The Nordic Cookbook by Magnus Nilsson was published in 2015 by Phaidon. £29.95
Preparation and cooking time: 30 minutes
50 g/2 oz (3½ tablespoons) butter
1 onion or a couple of shallots, finely chopped
500 g/1 lb 2 oz mushrooms, cleaned and cut into suitably sized pieces
1 clove garlic, crushed
500 ml/17 fl oz (2 cups plus 1 tablespoon)
light stock/broth (chicken, vegetable or why not mushroom if you have it?)

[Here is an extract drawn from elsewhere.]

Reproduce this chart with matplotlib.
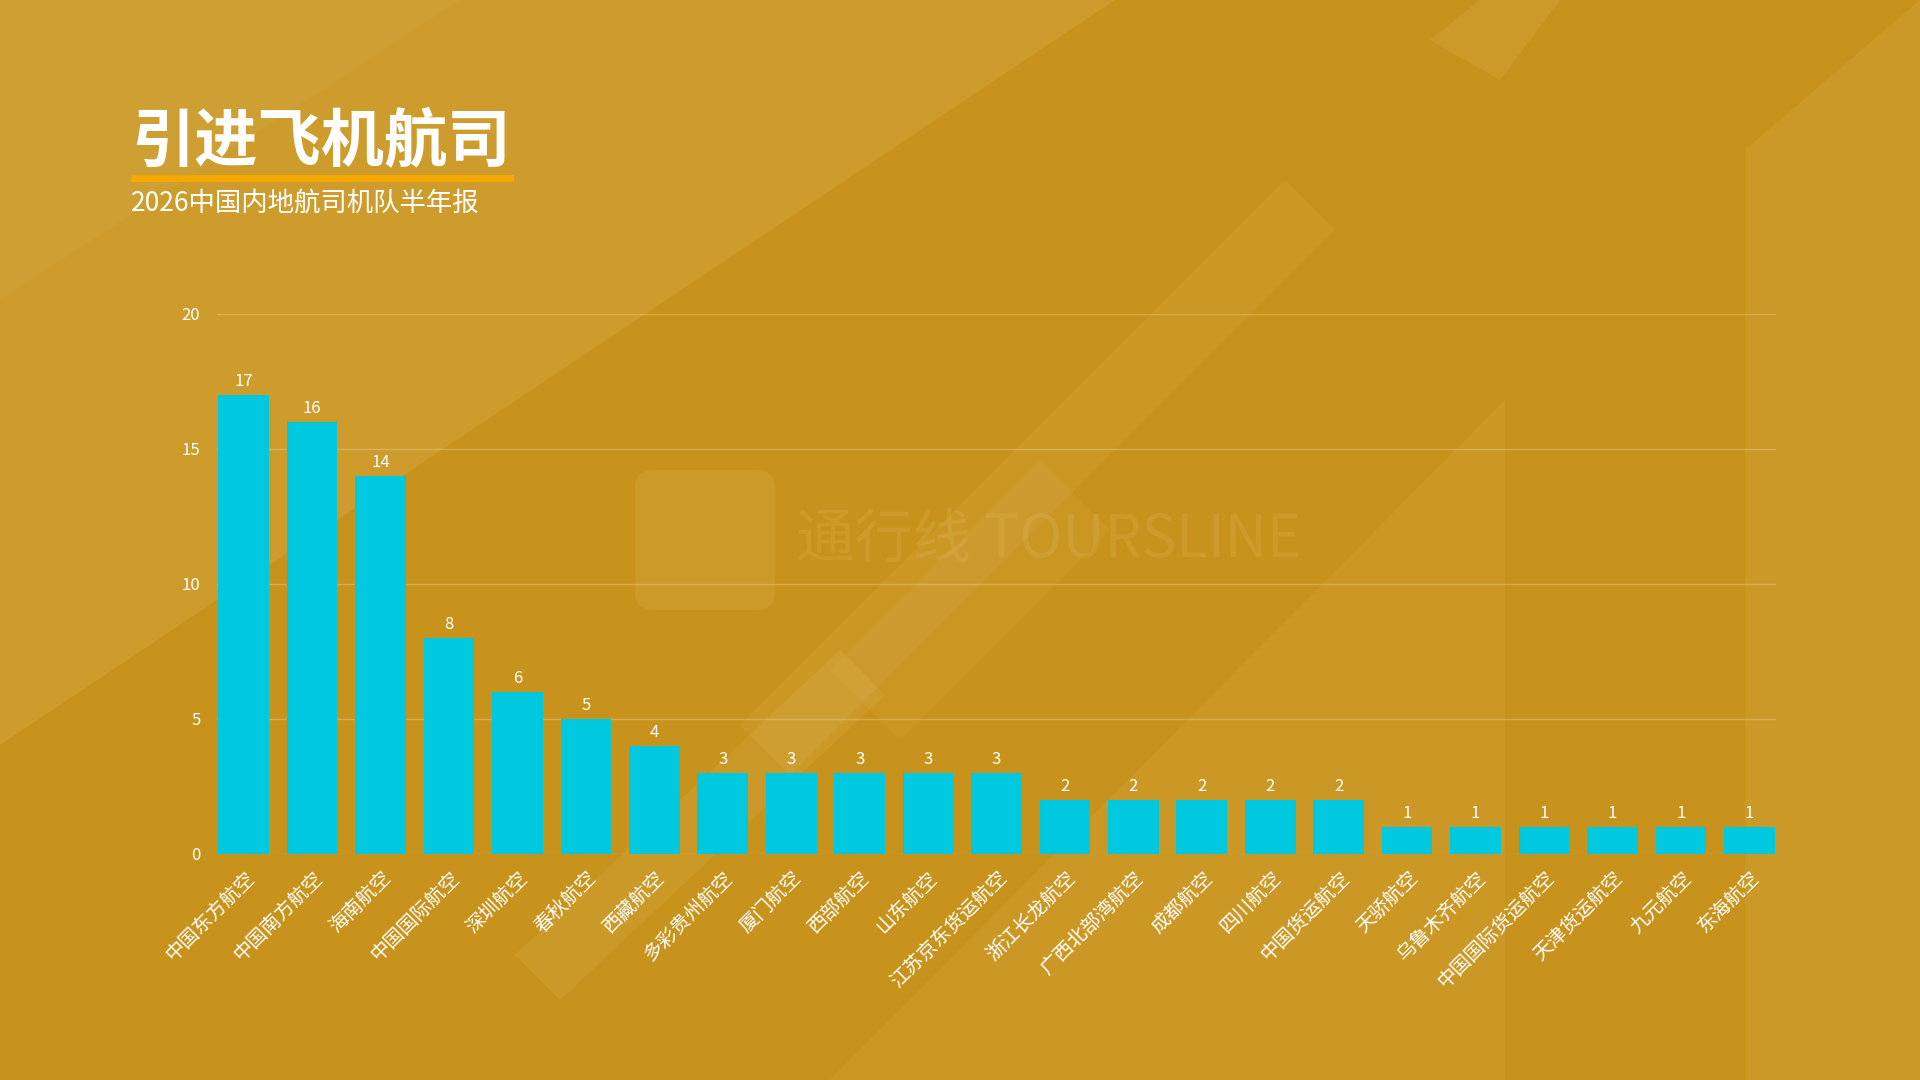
import matplotlib
matplotlib.use("Agg")
import matplotlib.pyplot as plt
from matplotlib.patches import Polygon, Rectangle, FancyBboxPatch

plt.rcParams['font.family'] = ['Noto Sans CJK SC', 'DejaVu Sans']

BG, LIGHT, BAR, INK, ORANGE = "#c8931c", "#f3dca0", "#00c8de", "#ffffff", "#f5a900"

airlines = ["中国东方航空", "中国南方航空", "海南航空", "中国国际航空", "深圳航空", "春秋航空",
            "西藏航空", "多彩贵州航空", "厦门航空", "西部航空", "山东航空", "江苏京东货运航空",
            "浙江长龙航空", "广西北部湾航空", "成都航空", "四川航空", "中国货运航空", "天骄航空",
            "乌鲁木齐航空", "中国国际货运航空", "天津货运航空", "九元航空", "东海航空"]
counts = [17, 16, 14, 8, 6, 5, 4, 3, 3, 3, 3, 3, 2, 2, 2, 2, 2, 1, 1, 1, 1, 1, 1]
yticks = [0, 5, 10, 15, 20]

fig = plt.figure(figsize=(19.2, 10.8), dpi=100, facecolor=BG)

# background decoration: pale diagonal bands (pixel coords, y down)
bg = fig.add_axes((0, 0, 1, 1), zorder=0)
bg.set_xlim(0, 1920)
bg.set_ylim(1080, 0)
bg.axis("off")
shapes = [
    ([(0, 0), (1115, 0), (0, 745)], 0.13),
    ([(0, 0), (460, 0), (0, 300)], 0.05),
    ([(1285, 180), (1335, 230), (790, 775), (740, 725)], 0.08),
    ([(1505, 400), (1505, 1080), (830, 1080)], 0.08),
    ([(840, 650), (885, 695), (560, 1000), (515, 955)], 0.09),
    ([(1745, 150), (1920, 0), (1920, 1080), (1745, 1080)], 0.09),
    ([(1430, 40), (1480, 0), (1560, 0), (1500, 80)], 0.10),
    ([(1040, 460), (1110, 530), (900, 740), (830, 670)], 0.06),
]
for pts, a in shapes:
    bg.add_patch(Polygon(pts, closed=True, facecolor=LIGHT, edgecolor="none", alpha=a))
bg.add_patch(FancyBboxPatch((635, 470), 140, 140, boxstyle="round,pad=0,rounding_size=18",
                            facecolor=LIGHT, edgecolor="none", alpha=0.10))
bg.text(796, 540, "通行线 TOURSLINE", fontsize=42, color=LIGHT, alpha=0.12,
        ha="left", va="center")

# title block
fig.text(131 / 1920, 1 - 111 / 1080, "引进飞机航司", fontsize=45.5, fontweight="bold",
         color=INK, ha="left", va="top")
bg.add_patch(Rectangle((131, 175), 383, 7, facecolor=ORANGE, edgecolor="none"))
fig.text(131 / 1920, 1 - 203 / 1080, "2026中国内地航司机队半年报", fontsize=19,
         color=INK, ha="left", va="center")

ax = fig.add_axes((217 / 1920, 226.5 / 1080, 1559 / 1920, 540 / 1080), zorder=1)
ax.set_facecolor("none")
x = range(len(airlines))
bars = ax.bar(x, counts, width=0.74, color=BAR, zorder=3)
for xi, v in zip(x, counts):
    ax.annotate(str(v), (xi, v), xytext=(0, 3), textcoords="offset points",
                ha="center", va="bottom", fontsize=12, color=INK)
ax.set_xlim(-0.39, len(airlines) - 0.61)
ax.set_ylim(0, 20)
ax.set_yticks(yticks)
ax.grid(axis="y", color=LIGHT, alpha=0.35, lw=1)
ax.set_axisbelow(True)
for sp in ax.spines.values():
    sp.set_visible(False)
ax.tick_params(length=0, colors=INK, labelsize=12)
ax.tick_params(axis="y", pad=12)
ax.set_xticks(list(x))
ax.set_xticklabels(airlines, rotation=45, ha="right", rotation_mode="anchor", fontsize=14)
ax.tick_params(axis="x", pad=10)

fig.savefig("out.png", dpi=100, facecolor=BG)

200 ml/7 fl oz (¾ cup plus 1 tablespoon)
cream, whipped to soft peaks (optional)
1 quantity Beurre Manie
salt and white pepper, to taste
Heat a large pot over a medium heat and add the butter and onion. When the butter is just about to start caramelizing, add the mushrooms. Cook them until cooked through and lightly golden in colour. Some mushrooms contain a lot of water, so let that reduce into the mushrooms as you fry them even if it looks like a lot. It contains a lot of flavour and should not be discarded. Add the garlic towards the end and fry it with the mushrooms for just a couple of minutes.
Add the stock (broth) to the pot and bring to the boil. Add the cream if you are going to use it and simmer for a few minutes. Thicken to the desired texture with beurre manie. Don’t add it all at once, start with a spoonful, whisk it in, let simmer for a few minutes and add more until you are satisfied. Remember to not thicken the soup too much at this stage if you are going to blend it.
When the soup is perfectly seasoned and cooked, serve it. Either mix it a little bit or blend it until smooth. Adjust the seasoning one last time.